I regularly monitored my server logs – a record of the request traffic it receives. As the monetization of search took off my server traffic exploded. A large amount of it was the big search engines – both foreign and domestic. It got to be ridiculous. In any given period, only a very small amount of the traffic was from “real people” (me, my family and friends, and an occasional stranger steered there mysteriously by search); all the rest was search engines scraping the site – which changed rarely. There are methods one uses which are supposed to control them somewhat, and the big commercial domestic ones seem to obey them. Most of the foreign ones just ignore them.
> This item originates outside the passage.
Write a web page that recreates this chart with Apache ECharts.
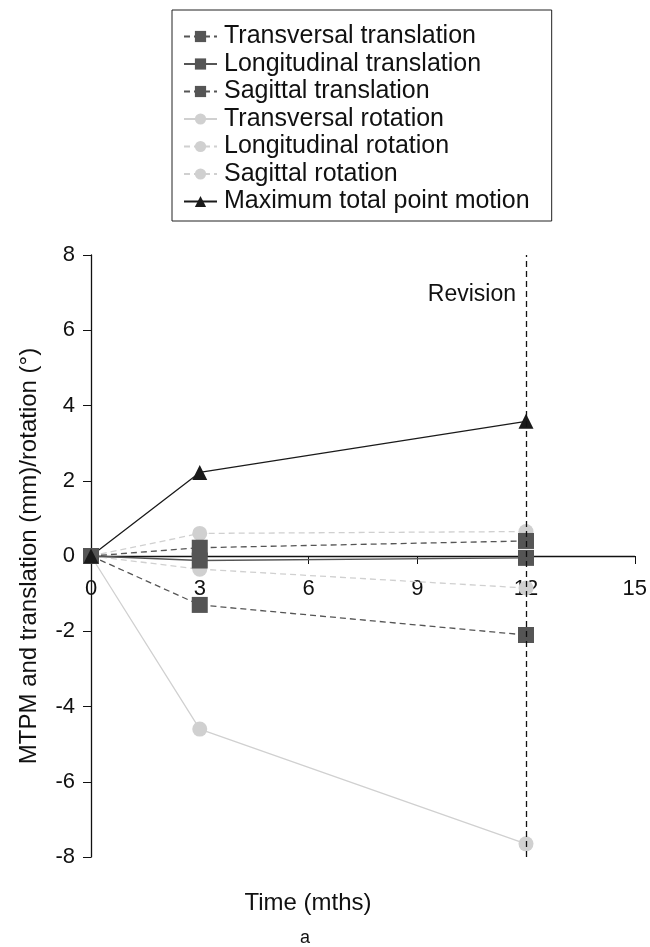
<!DOCTYPE html>
<html><head><meta charset="utf-8">
<script src="https://cdn.jsdelivr.net/npm/echarts@6/dist/echarts.min.js"></script>
<style>html,body{margin:0;padding:0;background:#fff}#c{width:650px;height:947px}</style>
</head><body><div id="c"></div>
<script>
const months = [0, 3, 12];
const transversalTranslation = [0, 0.22, 0.4];
const longitudinalTranslation = [0, -0.12, -0.05];
const sagittalTranslation = [0, -1.3, -2.1];
const transversalRotation = [0, -4.6, -7.65];
const longitudinalRotation = [0, 0.6, 0.65];
const sagittalRotation = [0, -0.35, -0.85];
const maxTotalPointMotion = [0, 2.22, 3.58];
const yTicks = [-8, -6, -4, -2, 0, 2, 4, 6, 8];
const xTicks = [0, 3, 6, 9, 12, 15];
const revisionMonth = 12;
const revisionLabelLevel = 6.95;

const FONT = 'Liberation Sans';
const dark = '#555555', light = '#d0d0d0', black = '#1a1a1a';
const Y_MIN = -8, Y_MAX = 8;
const GRID = {left:91, right:14, top:255, bottom:90};
const gridH = 947 - GRID.top - GRID.bottom;
const zeroOffset = -gridH * (0 - Y_MIN) / (Y_MAX - Y_MIN);

function pts(v){ return months.map((m,i)=>[m, v[i]]); }
function mk(name, data, color, dashed, symbol, size, extra){
  return Object.assign({
    name, type:'line', data: pts(data), symbol, symbolSize: size,
    itemStyle:{color}, lineStyle:{color, width:1.3, type: dashed ? [6,4] : 'solid'},
    emphasis:{disabled:true}, animation:false
  }, extra||{});
}
const chart = echarts.init(document.getElementById('c'), null, {renderer:'canvas'});
chart.setOption({
  animation:false,
  textStyle:{fontFamily:FONT},
  grid:Object.assign({containLabel:false}, GRID),
  legend:{
    orient:'vertical', left:172, top:10,
    padding:[14,22,7,11], itemGap:2.5, itemWidth:33, itemHeight:14,
    borderColor:'#222', borderWidth:1,
    textStyle:{fontFamily:FONT, fontSize:25, color:'#111', padding:[0,0,0,2]},
    data:['Transversal translation','Longitudinal translation','Sagittal translation','Transversal rotation','Longitudinal rotation','Sagittal rotation','Maximum total point motion']
  },
  xAxis:{type:'value', min:0, max:15, interval:3, offset: zeroOffset,
    axisLine:{onZero:false, lineStyle:{color:'#111', width:1.3}},
    axisTick:{show:true, length:8, lineStyle:{color:'#111'}},
    axisLabel:{fontFamily:FONT, fontSize:22, color:'#111', margin:22, customValues: xTicks},
    splitLine:{show:false}},
  yAxis:{type:'value', min:Y_MIN, max:Y_MAX, interval:2,
    axisLine:{show:true, onZero:false, lineStyle:{color:'#111', width:1.3}},
    axisTick:{show:true, length:8, lineStyle:{color:'#111'}},
    axisLabel:{fontFamily:FONT, fontSize:22, color:'#111', margin:16, customValues: yTicks},
    splitLine:{show:false},
    name:'MTPM and translation (mm)/rotation (°)', nameLocation:'middle', nameGap:50,
    nameTextStyle:{fontFamily:FONT, fontSize:24, color:'#111'}},
  graphic:[
    {type:'text', style:{text:'Time (mths)', fontFamily:FONT, fontSize:24, fill:'#111', x:308, y:891, textAlign:'center'}},
    {type:'text', style:{text:'a', fontFamily:FONT, fontSize:18, fill:'#111', x:305, y:929, textAlign:'center'}}
  ],
  series:[
    mk('Transversal rotation', transversalRotation, light, false, 'circle', 15),
    mk('Longitudinal rotation', longitudinalRotation, light, true, 'circle', 15),
    mk('Sagittal rotation', sagittalRotation, light, true, 'circle', 15),
    mk('Transversal translation', transversalTranslation, dark, true, 'rect', 16),
    mk('Longitudinal translation', longitudinalTranslation, dark, false, 'rect', 16),
    mk('Sagittal translation', sagittalTranslation, dark, true, 'rect', 16),
    mk('Maximum total point motion', maxTotalPointMotion, black, false, 'triangle', 15, {
      markLine:{symbol:'none', silent:true, animation:false,
        lineStyle:{color:'#111', type:[6,4], width:1.3},
        label:{show:false},
        data:[{xAxis: revisionMonth}]},
      markPoint:{silent:true, animation:false, symbol:'circle', symbolSize:0,
        label:{show:true, position:'left', distance:10, formatter:'Revision', fontFamily:FONT, fontSize:23, color:'#111'},
        data:[{coord:[revisionMonth, revisionLabelLevel]}]}
    })
  ]
});
</script></body></html>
But the biggest growth in traffic I saw from about the mid-twenty-teens was from hackers and from commercial operations looking for ways to exploit my site or data and sell it. I spent a lot of time learning how to track and classify these and the hackers. The emergence of geolocation techniques (which use multiple world-wide servers to triangulate actual latitude, longitude locations of IP sources based on transit delays) helped tremendously in this endeavor. China, Russia, the UK, and, curiously, locations around Washington, D.C., turn out to be the largest single sources of attacks on my U.S. located site. But there are waves of attack origin that temporarily roll through (lately, Ukraine, Hanoi, Tehran, Sweden and Hamburg, Germany have been prominent).
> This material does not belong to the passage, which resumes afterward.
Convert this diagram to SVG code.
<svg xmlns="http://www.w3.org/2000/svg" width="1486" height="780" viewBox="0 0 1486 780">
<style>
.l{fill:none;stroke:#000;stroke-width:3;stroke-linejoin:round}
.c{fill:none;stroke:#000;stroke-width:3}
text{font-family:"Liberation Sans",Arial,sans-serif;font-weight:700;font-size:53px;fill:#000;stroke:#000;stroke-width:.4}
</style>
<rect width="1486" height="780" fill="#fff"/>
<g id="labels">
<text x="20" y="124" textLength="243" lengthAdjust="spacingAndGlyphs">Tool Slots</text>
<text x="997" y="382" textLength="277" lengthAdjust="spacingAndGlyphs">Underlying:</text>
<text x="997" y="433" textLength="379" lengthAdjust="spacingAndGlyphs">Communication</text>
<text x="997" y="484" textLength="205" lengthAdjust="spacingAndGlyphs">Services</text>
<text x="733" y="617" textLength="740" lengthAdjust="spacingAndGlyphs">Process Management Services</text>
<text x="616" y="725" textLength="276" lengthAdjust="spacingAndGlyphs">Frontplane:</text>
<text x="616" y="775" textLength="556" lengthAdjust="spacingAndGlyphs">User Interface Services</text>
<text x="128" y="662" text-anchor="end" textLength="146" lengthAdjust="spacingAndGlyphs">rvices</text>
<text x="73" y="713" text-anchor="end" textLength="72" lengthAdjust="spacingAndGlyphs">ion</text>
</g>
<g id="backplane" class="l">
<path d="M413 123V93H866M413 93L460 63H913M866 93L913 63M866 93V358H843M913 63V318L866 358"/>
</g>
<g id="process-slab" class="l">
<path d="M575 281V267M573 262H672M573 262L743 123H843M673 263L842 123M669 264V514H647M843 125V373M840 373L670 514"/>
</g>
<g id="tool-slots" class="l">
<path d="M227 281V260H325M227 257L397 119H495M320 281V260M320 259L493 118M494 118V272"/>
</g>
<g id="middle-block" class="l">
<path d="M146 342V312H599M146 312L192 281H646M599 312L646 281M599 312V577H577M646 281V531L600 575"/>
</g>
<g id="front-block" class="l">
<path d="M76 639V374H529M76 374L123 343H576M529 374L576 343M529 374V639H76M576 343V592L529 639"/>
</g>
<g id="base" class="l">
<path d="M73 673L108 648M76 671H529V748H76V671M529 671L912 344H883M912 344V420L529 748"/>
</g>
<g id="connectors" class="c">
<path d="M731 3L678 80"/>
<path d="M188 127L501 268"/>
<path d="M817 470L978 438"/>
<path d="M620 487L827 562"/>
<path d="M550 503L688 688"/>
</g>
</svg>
How my comment here ties in with this article is this: a while ago I relaxed my constraints on the big search engines. And what I discovered was that, while they came back around and sniffed at it, they just moved on without bothering to index it. They simply don’t care about individual sites like mine anymore. They would if I was posting ads on it. Or cross-linking to sites that posted ads. Or selling something. Or buying something. But just to put up information about various topics without any of that? Sorry, not interesting anymore. I am a non-entity to Goggle (in more ways than one). They just are not interested in the content anymore – not if will not be useful to generate clicks to their advertisers.
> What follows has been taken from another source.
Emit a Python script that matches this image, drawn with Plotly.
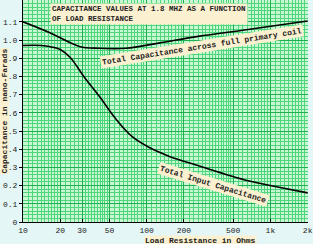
import numpy as np
import plotly.graph_objects as go

# Data
r_primary = [10, 16.5, 28.6, 41.5, 68, 125, 260, 660, 2000]
c_primary = [1.10, 1.04, 0.965, 0.955, 0.955, 0.983, 1.02, 1.058, 1.105]

r_input = [10, 14, 17, 20, 24, 31, 42, 55, 76, 105, 151, 263, 660, 1200, 2000]
c_input = [0.97, 0.97, 0.962, 0.948, 0.905, 0.80, 0.685, 0.575, 0.47, 0.409, 0.362, 0.309, 0.227, 0.19, 0.16]

x_tickvals = [10, 20, 30, 50, 100, 200, 500, 1000, 2000]
x_ticktext = ["10", "20", "30", "50", "100", "200", "500", "1k", "2k"]
y_tickvals = [0, 0.1, 0.2, 0.3, 0.4, 0.5, 0.6, 0.7, 0.8, 0.9, 1.0, 1.1]
y_ticktext = ["0", "0.1", "0.2", "0.3", "0.4", "0.5", "0.6", "0.7", "0.8", "0.9", "1.0", "1.1"]

# log-paper style minor grid
minor_x = (list(range(10, 20, 1)) + list(range(20, 50, 2)) + list(range(50, 100, 5))
           + list(range(100, 200, 10)) + list(range(200, 500, 20))
           + list(range(500, 1000, 50)) + list(range(1000, 2001, 100)))

FONT = "Liberation Mono, Courier New, monospace"
CREAM = "#fbf0cf"

fig = go.Figure()
fig.add_trace(go.Scatter(x=r_primary, y=c_primary, mode="lines",
                         line=dict(color="black", width=1.6, shape="spline"),
                         showlegend=False, hoverinfo="skip"))
fig.add_trace(go.Scatter(x=r_input, y=c_input, mode="lines",
                         line=dict(color="black", width=1.6, shape="spline"),
                         showlegend=False, hoverinfo="skip"))

fig.update_layout(
    width=313, height=244,
    margin=dict(l=23, r=3, t=0, b=22),
    paper_bgcolor="#e4f6f6",
    plot_bgcolor="#c9f6d3",
    font=dict(family=FONT, size=9, color="#222"),
    xaxis=dict(type="log", range=[1, np.log10(2000) + 0.003],
               tickmode="array", tickvals=x_tickvals, ticktext=x_ticktext,
               showgrid=True, gridcolor="#1fae50", gridwidth=1,
               minor=dict(tickmode="array", tickvals=minor_x, showgrid=True,
                          gridcolor="#4fd67c", gridwidth=1, ticks=""),
               showline=True, linecolor="black", linewidth=1,
               ticks="inside", ticklen=3, tickcolor="black",
               ticklabeloverflow="allow", ticklabelstandoff=0,
               tickfont=dict(family=FONT, size=8), zeroline=False),
    yaxis=dict(range=[0, 1.22],
               tickmode="array", tickvals=y_tickvals, ticktext=y_ticktext,
               showgrid=True, gridcolor="#1fae50", gridwidth=1,
               minor=dict(dtick=0.02, showgrid=True, gridcolor="#4fd67c",
                          gridwidth=1, ticks=""),
               showline=True, linecolor="black", linewidth=1,
               ticks="outside", ticklen=3, tickcolor="black",
               tickfont=dict(family=FONT, size=8), zeroline=False),
)

annos = [
    dict(text="<b>CAPACITANCE VALUES AT 1.8 MHZ AS A FUNCTION<br>OF LOAD RESISTANCE</b>",
         xref="paper", yref="paper", x=0.095, y=0.985, xanchor="left", yanchor="top",
         align="left", showarrow=False, bgcolor=CREAM, borderpad=1,
         font=dict(family=FONT, size=7.5, color="#222")),
    dict(text="<b>Total Capacitance across full primary coil</b>",
         xref="paper", yref="paper", x=0.627, y=0.79, xanchor="center", yanchor="middle",
         showarrow=False, textangle=-9, bgcolor=CREAM, borderpad=1,
         font=dict(family=FONT, size=8, color="#222")),
    dict(text="<b>Total Input Capacitance</b>",
         xref="paper", yref="paper", x=0.669, y=0.171, xanchor="center", yanchor="middle",
         showarrow=False, textangle=17, bgcolor=CREAM, borderpad=1,
         font=dict(family=FONT, size=8, color="#222")),
    dict(text="<b>Load Resistance in Ohms</b>",
         xref="paper", yref="paper", x=0.624, y=-0.083, xanchor="center", yanchor="middle",
         showarrow=False, bgcolor=CREAM, borderpad=0,
         font=dict(family=FONT, size=8, color="#222")),
    dict(text="<b>Capacitance in nano-Farads</b>",
         xref="paper", yref="paper", x=-0.068, y=0.5, xanchor="center", yanchor="middle",
         showarrow=False, textangle=-90, bgcolor=CREAM, borderpad=0,
         font=dict(family=FONT, size=8, color="#222")),
]
fig.update_layout(annotations=annos)

fig.write_html("out.html")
And I realized that this is what I’ve been noticing with search for quite sometime. It is very difficult to find non-monetized websites with search. There was a time when you could if you dove deep – meaning kept going through page after page of links. Eventually you’d get past the heavy advertising and find a few real, interesting topical pages. Now, after several pages the search engines simply say you’ve reached the end of their search results. The end of the Internet! It used to be a joke. Now it’s a reality. At a time when there has never been more websites online it has never been shallower.